--- start MATERIAL SHOWN ---

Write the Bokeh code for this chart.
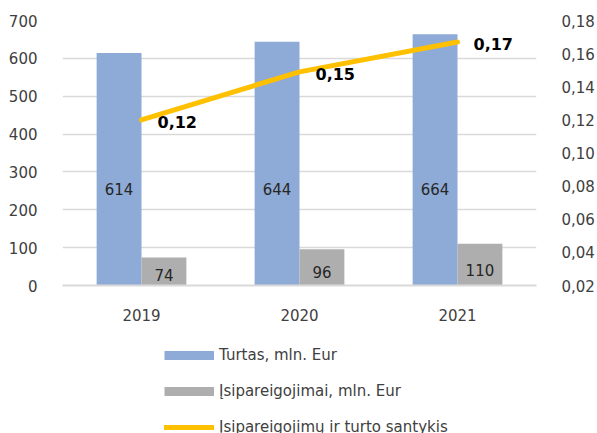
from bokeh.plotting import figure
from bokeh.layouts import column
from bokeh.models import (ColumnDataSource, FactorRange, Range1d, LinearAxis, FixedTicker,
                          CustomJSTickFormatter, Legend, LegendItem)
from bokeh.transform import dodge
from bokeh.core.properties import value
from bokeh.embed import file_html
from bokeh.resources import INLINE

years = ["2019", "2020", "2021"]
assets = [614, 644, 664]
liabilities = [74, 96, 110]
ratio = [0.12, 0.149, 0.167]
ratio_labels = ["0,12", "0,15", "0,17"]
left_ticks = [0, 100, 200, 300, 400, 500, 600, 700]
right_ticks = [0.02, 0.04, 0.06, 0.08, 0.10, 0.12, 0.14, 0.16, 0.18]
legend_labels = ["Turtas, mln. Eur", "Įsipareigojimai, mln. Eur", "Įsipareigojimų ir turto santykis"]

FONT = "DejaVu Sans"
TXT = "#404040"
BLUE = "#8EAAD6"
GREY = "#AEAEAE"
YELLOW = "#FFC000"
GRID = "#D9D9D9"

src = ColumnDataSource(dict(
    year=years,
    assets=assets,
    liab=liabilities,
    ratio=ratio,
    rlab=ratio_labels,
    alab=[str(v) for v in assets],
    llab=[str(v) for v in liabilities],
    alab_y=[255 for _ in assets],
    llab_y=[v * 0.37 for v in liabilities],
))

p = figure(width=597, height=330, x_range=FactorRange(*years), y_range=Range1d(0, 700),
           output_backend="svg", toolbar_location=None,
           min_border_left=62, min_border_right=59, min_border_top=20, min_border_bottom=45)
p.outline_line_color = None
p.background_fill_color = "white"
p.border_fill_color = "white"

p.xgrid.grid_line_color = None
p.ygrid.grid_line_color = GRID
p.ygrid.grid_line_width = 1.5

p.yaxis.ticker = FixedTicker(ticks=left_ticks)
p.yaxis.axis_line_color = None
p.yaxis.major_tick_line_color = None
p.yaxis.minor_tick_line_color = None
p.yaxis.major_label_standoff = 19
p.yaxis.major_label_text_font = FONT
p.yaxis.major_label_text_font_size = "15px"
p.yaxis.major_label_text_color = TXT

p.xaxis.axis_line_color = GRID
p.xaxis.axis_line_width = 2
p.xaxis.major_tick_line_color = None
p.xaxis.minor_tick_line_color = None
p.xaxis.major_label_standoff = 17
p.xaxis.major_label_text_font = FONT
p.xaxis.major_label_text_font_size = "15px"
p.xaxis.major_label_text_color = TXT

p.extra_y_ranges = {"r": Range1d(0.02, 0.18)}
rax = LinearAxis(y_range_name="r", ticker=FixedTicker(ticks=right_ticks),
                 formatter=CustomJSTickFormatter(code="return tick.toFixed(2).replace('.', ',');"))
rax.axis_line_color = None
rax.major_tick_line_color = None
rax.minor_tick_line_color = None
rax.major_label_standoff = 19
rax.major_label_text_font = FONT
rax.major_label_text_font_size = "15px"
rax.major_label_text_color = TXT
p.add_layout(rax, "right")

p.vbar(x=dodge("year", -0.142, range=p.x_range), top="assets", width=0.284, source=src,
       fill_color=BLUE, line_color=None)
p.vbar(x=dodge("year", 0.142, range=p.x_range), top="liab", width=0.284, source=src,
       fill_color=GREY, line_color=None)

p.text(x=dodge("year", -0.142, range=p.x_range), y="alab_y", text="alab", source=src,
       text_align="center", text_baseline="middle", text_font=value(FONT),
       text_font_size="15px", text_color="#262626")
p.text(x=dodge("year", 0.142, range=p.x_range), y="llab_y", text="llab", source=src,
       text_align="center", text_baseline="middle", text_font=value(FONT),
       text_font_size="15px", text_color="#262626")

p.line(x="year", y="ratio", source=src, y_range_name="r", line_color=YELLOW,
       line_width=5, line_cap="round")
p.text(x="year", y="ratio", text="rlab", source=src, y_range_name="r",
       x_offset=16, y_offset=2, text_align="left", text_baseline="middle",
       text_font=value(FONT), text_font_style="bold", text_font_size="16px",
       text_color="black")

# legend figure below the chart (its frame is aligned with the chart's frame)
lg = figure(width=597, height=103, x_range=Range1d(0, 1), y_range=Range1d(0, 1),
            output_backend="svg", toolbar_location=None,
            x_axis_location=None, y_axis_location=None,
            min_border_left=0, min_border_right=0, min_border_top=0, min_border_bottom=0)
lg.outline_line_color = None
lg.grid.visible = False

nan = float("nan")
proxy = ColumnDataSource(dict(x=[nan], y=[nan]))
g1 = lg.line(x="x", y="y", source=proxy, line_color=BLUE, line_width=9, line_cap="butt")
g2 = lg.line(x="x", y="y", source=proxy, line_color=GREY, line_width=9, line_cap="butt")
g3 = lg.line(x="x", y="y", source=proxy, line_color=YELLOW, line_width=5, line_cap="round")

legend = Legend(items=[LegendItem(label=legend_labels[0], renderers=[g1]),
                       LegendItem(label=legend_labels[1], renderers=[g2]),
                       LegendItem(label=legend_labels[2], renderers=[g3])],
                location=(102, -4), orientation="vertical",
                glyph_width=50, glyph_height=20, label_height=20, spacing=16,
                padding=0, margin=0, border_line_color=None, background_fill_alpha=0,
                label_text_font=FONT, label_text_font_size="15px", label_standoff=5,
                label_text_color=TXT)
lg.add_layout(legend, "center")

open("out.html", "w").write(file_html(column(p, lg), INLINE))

--- end MATERIAL SHOWN ---
--- start MATERIAL SHOWN ---

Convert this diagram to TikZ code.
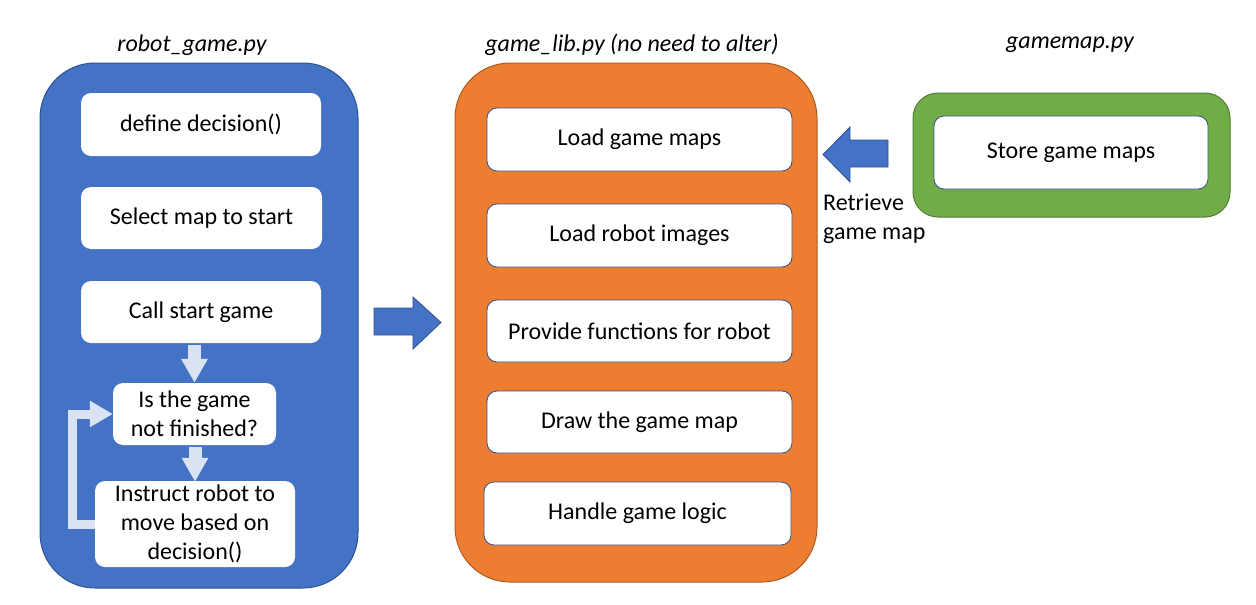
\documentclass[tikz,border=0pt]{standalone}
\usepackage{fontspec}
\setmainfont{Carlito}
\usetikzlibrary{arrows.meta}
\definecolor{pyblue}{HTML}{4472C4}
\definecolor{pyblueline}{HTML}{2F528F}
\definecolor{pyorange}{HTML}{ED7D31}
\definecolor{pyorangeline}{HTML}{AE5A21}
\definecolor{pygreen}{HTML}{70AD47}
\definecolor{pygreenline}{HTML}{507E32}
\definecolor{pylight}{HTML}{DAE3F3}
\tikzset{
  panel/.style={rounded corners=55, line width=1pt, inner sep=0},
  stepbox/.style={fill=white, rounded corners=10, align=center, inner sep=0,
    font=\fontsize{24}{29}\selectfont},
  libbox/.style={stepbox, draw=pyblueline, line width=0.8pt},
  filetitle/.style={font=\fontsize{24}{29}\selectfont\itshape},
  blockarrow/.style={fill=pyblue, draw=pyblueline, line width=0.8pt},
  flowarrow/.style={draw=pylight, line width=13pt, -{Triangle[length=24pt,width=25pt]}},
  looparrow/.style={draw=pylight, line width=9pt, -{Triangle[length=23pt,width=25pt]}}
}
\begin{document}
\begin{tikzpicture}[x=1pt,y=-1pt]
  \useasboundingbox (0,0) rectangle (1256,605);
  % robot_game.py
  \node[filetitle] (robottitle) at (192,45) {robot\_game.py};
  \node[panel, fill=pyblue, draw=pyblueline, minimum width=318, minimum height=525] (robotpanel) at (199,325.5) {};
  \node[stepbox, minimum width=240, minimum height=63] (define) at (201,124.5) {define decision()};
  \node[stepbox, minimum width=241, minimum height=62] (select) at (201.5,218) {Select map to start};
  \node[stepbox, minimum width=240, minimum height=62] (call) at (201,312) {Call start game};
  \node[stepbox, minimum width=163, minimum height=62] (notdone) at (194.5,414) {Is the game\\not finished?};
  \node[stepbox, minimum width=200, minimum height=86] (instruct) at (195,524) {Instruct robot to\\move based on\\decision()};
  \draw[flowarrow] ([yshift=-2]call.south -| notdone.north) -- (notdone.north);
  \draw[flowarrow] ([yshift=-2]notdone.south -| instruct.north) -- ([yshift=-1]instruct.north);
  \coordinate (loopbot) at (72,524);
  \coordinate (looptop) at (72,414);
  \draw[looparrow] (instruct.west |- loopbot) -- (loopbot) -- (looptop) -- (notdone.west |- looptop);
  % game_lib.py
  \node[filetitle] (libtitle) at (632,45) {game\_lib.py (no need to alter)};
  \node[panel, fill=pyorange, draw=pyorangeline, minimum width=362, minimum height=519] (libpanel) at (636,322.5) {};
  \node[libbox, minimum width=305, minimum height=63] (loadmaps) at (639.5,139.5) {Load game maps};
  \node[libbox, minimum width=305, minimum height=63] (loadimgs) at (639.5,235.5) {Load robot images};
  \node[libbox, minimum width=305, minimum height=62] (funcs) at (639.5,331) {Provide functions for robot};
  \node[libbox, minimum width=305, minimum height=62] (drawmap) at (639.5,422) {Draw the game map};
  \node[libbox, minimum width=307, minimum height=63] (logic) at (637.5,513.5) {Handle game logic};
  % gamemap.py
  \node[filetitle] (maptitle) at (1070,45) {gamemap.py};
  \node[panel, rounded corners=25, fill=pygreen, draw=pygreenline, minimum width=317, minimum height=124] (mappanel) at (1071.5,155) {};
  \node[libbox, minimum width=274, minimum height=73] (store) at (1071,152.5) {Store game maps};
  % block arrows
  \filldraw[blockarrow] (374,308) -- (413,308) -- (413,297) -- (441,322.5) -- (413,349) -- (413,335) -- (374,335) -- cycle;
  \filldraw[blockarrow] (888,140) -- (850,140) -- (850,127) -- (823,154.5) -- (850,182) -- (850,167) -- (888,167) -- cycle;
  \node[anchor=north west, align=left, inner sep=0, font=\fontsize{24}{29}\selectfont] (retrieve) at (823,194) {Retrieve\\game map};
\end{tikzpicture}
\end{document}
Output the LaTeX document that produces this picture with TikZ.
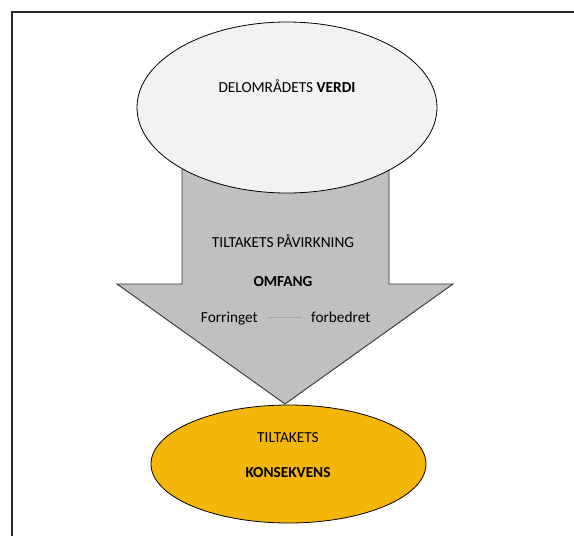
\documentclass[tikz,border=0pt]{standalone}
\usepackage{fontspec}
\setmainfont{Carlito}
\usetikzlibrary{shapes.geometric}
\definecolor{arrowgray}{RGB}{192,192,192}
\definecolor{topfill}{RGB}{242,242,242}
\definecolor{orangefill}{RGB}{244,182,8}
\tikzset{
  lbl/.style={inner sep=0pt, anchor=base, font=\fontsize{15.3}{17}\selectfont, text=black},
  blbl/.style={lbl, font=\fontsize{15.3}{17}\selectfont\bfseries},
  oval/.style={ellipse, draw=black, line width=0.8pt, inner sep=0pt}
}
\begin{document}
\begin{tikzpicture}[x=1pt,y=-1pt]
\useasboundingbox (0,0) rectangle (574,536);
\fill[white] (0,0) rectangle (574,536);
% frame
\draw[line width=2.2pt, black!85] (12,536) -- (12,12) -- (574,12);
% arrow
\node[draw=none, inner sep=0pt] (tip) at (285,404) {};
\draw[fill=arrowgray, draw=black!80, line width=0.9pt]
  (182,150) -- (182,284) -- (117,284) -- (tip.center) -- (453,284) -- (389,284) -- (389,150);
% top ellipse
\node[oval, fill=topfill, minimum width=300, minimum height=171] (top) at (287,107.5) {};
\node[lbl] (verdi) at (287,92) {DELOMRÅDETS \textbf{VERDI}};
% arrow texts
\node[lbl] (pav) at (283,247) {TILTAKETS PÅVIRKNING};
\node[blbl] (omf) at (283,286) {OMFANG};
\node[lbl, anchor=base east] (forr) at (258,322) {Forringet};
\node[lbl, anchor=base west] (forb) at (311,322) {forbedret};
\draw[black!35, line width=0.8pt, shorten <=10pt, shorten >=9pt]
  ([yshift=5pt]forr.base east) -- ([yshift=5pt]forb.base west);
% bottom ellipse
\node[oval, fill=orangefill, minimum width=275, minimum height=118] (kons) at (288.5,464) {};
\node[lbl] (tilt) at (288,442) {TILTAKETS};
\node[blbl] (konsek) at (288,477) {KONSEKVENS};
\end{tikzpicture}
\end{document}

--- end MATERIAL SHOWN ---

Only the lines from the one holding "Write the Bokeh code for this chart." to the one holding "from bokeh.resources import INLINE" should be returned, both included and exactly as written, with no pictures.

## EXERCISE RESPONSE
Write the Bokeh code for this chart.
from bokeh.plotting import figure
from bokeh.layouts import column
from bokeh.models import (ColumnDataSource, FactorRange, Range1d, LinearAxis, FixedTicker,
                          CustomJSTickFormatter, Legend, LegendItem)
from bokeh.transform import dodge
from bokeh.core.properties import value
from bokeh.embed import file_html
from bokeh.resources import INLINE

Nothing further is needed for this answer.